Last spring, as the coronavirus took hold across the nation and world, Union College made the decision—as did most educational institutions—to move to online learning after spring break. So in mid-March, students headed home for the remainder of the semester. Many went to areas with enforced or at least recommended stay-at-home orders.
“Quarantine” and “shelter-in-place” became household words, and two students in Union College’s Feature Writing class decided to write a how-to article on surviving this new challenge. Message magazine bought their articles and featured them on their website. And even though the country isn’t in complete lockdown, we think this advice is still valuable as we continue to live life very differently thanks to the pandemic.
The introvert’s guide to surviving quarantine
by Lacey Stecker, a sophomore communication major from Indiana
Let’s face it. All the extroverts assume we’re handling quarantine like champions. They think we love the isolation. Yet they couldn’t be more wrong. There’s something they don’t realize: we’re not alone. We are trapped with them, and they are demanding all our attention because they can’t get in touch with their kind. It’s exhausting! How can we get away from them when we can’t get away?
Try following this list of six things the introvert can do to get some time alone.
Set up a dead zone. Pick a quiet part of the house and tell your loved ones that while you’re there, you aren’t available to talk. Make sure the boundaries are clear and let them know they can use it as well.
Put in your headphones. Even the most sociable extrovert knows that when the headphones are in, the conversation is over. We’ve all mastered the art, so take advantage of this classic social cue.
Work on a project. This excuse requires some effort, but it’s worth it to get away from the crazy extroverts of your household. Whenever they come for attention, gesture to your project and explain that you don’t have time to be with them at the moment.
Go for a drive. I know, I know. It sounds like we’re wasting gas and where are we going? Why would we ever leave the house if we don’t have to? To get away from the society-starved extroverts of course! Keep those sweatpants on and drive with the music blaring until you get bored. Trust me, this will supply at least an hour of isolation—even if you get lost on your “unnecessary” trip.
Start a movie marathon. Sure, this one isn’t guaranteed to get you alone. It does, however, promise a no-talking environment. Let the extrovert in your home know they can watch, but not talk through the movies. Who knows? Maybe it will help them too.
Let the extroverts in your home know what’s going on. Yeah, I know. Feelings are gross and weird to talk about. But extroverts are going through a lot and need us to be there for them. They ask us to understand them constantly, but they need to understand us too. Tell the extroverts in your life when you need a break, even if it means hurting their feelings.

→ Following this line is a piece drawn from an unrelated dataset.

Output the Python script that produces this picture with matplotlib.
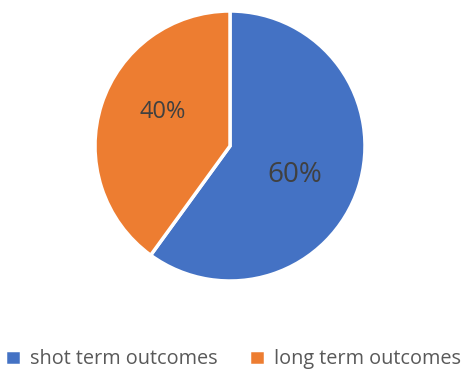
import matplotlib
matplotlib.use("Agg")
import matplotlib.pyplot as plt

categories = ["shot term outcomes", "long term outcomes"]
values = [60, 40]
colors = ["#4472C4", "#ED7D31"]

plt.rcParams['font.family'] = ['Open Sans', 'DejaVu Sans']
fig = plt.figure(figsize=(4.66, 3.71), dpi=100)
cx, cy, r = 230 / 466, 1 - 146 / 371, 135
ax = fig.add_axes([cx - r / 466, cy - r / 371, 2 * r / 466, 2 * r / 371])
wedges, texts, autotexts = ax.pie(
    values, colors=colors, startangle=90, counterclock=False,
    autopct=lambda p: f"{p:.0f}%", pctdistance=0.55,
    wedgeprops=dict(edgecolor="white", linewidth=2.5),
    textprops=dict(color="#404040"))
autotexts[0].set_fontsize(20)
autotexts[0].set_position((0.48, -0.215))
autotexts[1].set_fontsize(17)
autotexts[1].set_position((-0.50, 0.25))
ax.set_aspect("equal")
ax.set_xlim(-1.0, 1.0)
ax.set_ylim(-1.0, 1.0)
ax.axis("off")

fig.legend(wedges, categories, loc="center", bbox_to_anchor=(0.5, 1 - 359 / 371),
           ncol=2, frameon=False, fontsize=14.3, handlelength=0.8, handleheight=0.8,
           handletextpad=0.45, columnspacing=1.6, labelcolor="#595959")
fig.savefig("out.png", dpi=100)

Work together to find the best balance of their need to be with you and your need to be alone.
The extrovert’s guide to surviving quarantine
by Diana Celaya, a junior computing major from Texas
Would people describe you as outgoing and a little loud? Extroverts have the most fun . . . except now we outgoing people can’t go out or have friends around to hear our infectious chatter and laughter. Social distancing can make us feel as trapped as a firefly locked inside a jar. We need to interact with people—that’s how we recharge our energy. So what can we do when we can’t hang out with others?
Here are some tips on how to survive quarantine as an extrovert.
Reconnect. Communicating with others is a must for extroverts. This quarantine time can give you an opportunity to connect with old friends that you haven’t seen in a while. Shoot them a text or give them a call to see what they’ve been up to.
Hang out virtually with friends. Social media is a fantastic way to check on our friends in this crazy time. Some ideas include:
- Open a Snapchat account. Add your friends and send each other snaps of how your day is going. When you wake up, you could share funny selfies of your morning face, or when you’re having breakfast, you can exchange selfies of your meals.
- Interact with others virtually through video chat and even movie dates. My boyfriend and I watched Tangled through Facetime together.
- Upload a video of yourself working out, such as doing fifteen squats or the latest TikTok dance. Then challenge some friends to do the same and tag their friends on Facebook or Instagram; you might start a chain.
Make yourself known. Take advantage of technology and let other people know you for your talents. For example:
- Start a Youtube channel about any hobbies or interests you might have, such as video games, dancing, cooking, etc.
- Share your art on an Instagram account. Post photography, drawings, quotes, or any way you express yourself. Keep the account updated and public to anyone.
- Open a TikTok account and do some fun challenges with other people around the world.
Spend time with God. Let’s face it—when we’re busy with school, work, and relationships, we tend to forget about God. So read a chapter a day of the Bible or a devotional book. Listen to what God has been trying to tell you for a while through Scripture, and pray so He can listen to you too.
See your family as friends. Gather a few family members and do some activities together, such as a family game night with UNO cards, Monopoly, or Gestures. This is a time to strengthen your relationships with your family members.
Go outside. Going outdoors for a walk or biking around your neighborhood can help you get some vitamin D and exercise. And as you see and greet your neighbors and passersby, even from far away, you’ll recharge your energy and realize you’re not alone in this world.